Fig. 1: Voltage divider supply.

Voltage $V_a$ is unaffected by the load $R_{L_1}$ since the load is in parallel with the supply voltage E. The result is $V_a = 120 V$, which is the same as the no-load level. To determine $V_b$, we must first note that $R_3$ and $R_{L_3}$ are in parallel and $$R'_3 = R_3 || R_{L_3} = 30 Ω || 20 Ω= 12 Ω.$$ The parallel combination gives $$R'_2 = (R_2 + R'_3) || R_{L_2} = (20 Ω + 12 Ω) || 20 Ω$$ $$= 32 Ω || 20 Ω = 12.31 Ω$$ Applying the voltage divider rule gives $$V_b = {(12.31 Ω)(120 V) \over 12.31 Ω + 10 Ω} = 66.21 V$$ versus 100 V under no-load conditions.
Voltage Vc is $$Vc = {(12 Ω)(66.21 V) \over 12 Ω + 20 Ω} = 24.83 V$$ versus 60 V under no-load conditions.

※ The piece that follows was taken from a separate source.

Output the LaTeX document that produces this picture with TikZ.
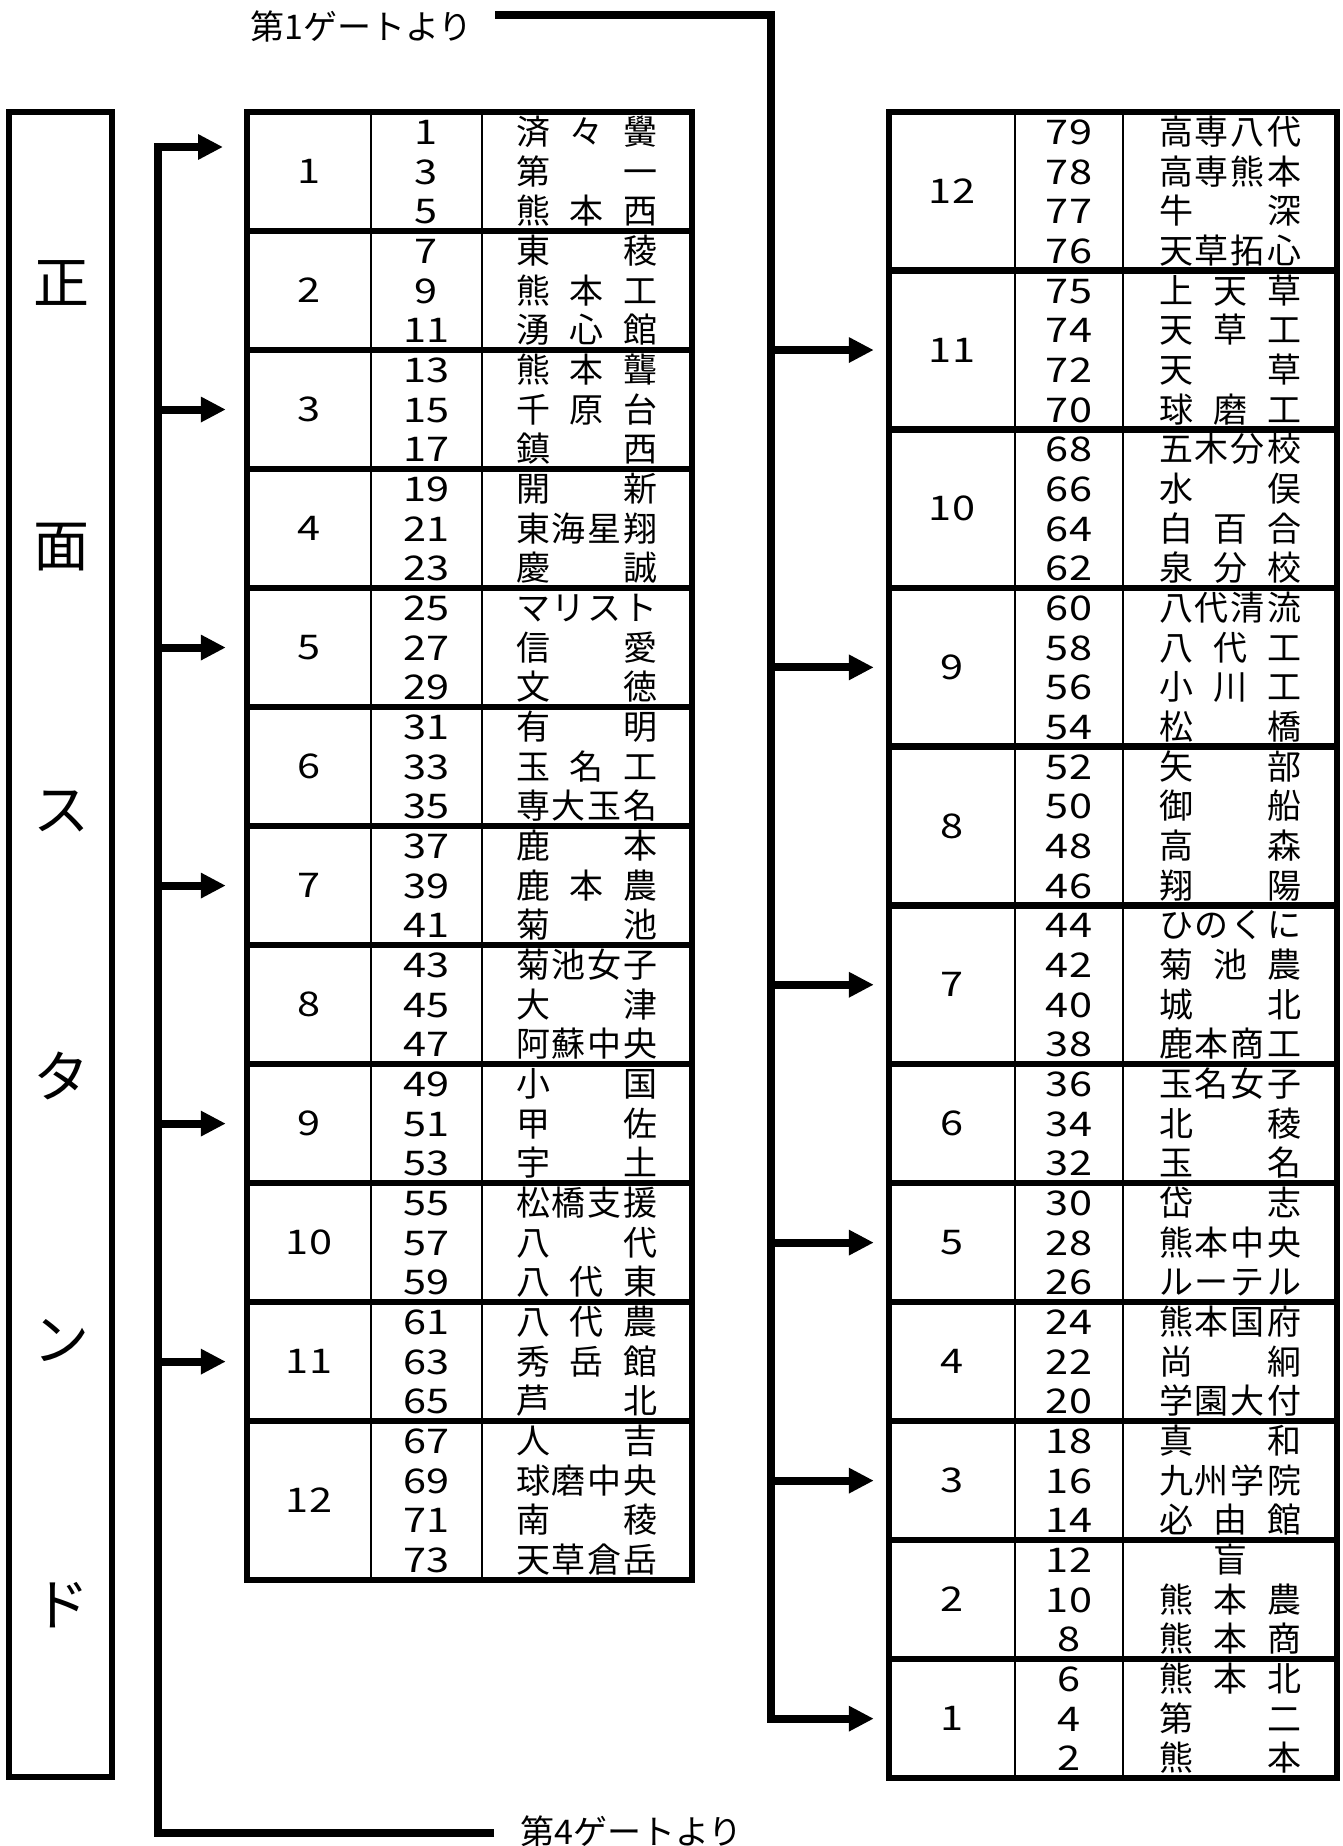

The effect of load resistors close in value to the resistor employed in the voltage divider network is, therefore, to decrease significantly some of the terminal voltages. If the load resistors are changed to the 1 kΩ level, the terminal voltages will all be relatively close to the no-load values. The analysis is similar to the above, with the following results: $$V_a = 120 V$$ $$V_b = 98.88 V$$ $$V_c = 58.63 V$$ If we compare current drains established by the applied loads, we find for the network in Fig. 2 that $$I_{L_2} = {V_{L_2} \over R_{L_2}} ={66.21 V \over 20 Ω }= 3.31 A$$ and for the 1 kΩ level, $$I_{L_2} = {98.88 V \over 1 kΩ} = 98.88 mA < 0.1 A$$ As demonstrated above, the greater the current drain, the greater is the change in terminal voltage with the application of the load.